◆ Exercise details:
Using the records provided below, locate and copy each line that contains the word "Output".

(Stored items from a collection)

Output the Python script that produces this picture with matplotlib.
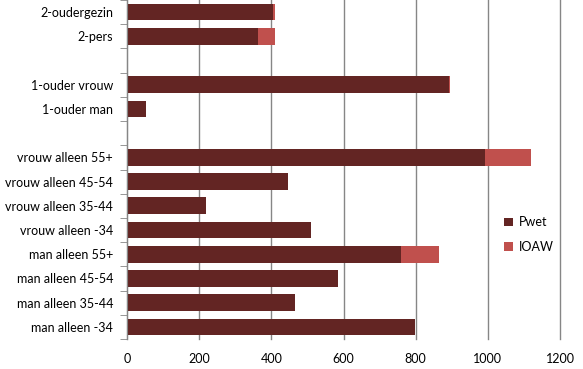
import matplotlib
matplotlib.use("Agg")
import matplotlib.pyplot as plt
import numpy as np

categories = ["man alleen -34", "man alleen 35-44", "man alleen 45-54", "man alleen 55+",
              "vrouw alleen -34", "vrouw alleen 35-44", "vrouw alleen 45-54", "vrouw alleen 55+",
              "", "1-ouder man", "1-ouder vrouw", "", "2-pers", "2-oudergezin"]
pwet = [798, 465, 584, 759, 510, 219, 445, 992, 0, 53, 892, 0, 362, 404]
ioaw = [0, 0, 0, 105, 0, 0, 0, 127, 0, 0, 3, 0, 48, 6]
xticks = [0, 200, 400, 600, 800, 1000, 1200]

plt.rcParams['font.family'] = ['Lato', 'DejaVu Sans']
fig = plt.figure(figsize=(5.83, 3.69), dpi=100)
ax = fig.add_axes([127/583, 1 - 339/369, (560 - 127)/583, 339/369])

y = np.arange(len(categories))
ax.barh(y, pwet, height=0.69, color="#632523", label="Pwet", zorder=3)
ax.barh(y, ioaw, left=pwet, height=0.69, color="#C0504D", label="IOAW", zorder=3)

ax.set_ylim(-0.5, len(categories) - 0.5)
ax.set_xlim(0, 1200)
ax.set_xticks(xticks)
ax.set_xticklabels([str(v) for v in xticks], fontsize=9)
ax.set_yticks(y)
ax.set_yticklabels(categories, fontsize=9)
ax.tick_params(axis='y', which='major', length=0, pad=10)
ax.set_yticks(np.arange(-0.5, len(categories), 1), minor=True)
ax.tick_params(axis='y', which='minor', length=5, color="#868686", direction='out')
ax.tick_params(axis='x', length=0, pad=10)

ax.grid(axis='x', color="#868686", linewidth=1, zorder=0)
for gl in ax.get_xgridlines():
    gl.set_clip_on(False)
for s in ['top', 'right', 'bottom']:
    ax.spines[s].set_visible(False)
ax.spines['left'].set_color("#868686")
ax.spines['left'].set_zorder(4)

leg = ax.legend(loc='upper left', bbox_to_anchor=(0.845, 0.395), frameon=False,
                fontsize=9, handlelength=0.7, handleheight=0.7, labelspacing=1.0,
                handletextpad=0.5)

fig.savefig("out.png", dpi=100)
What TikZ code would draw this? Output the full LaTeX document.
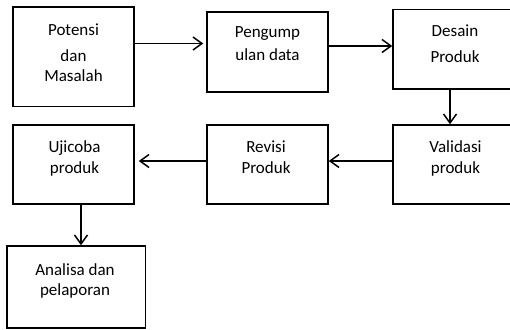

◆ Finished exercise:
Output the Python script that produces this picture with matplotlib.
What TikZ code would draw this? Output the full LaTeX document.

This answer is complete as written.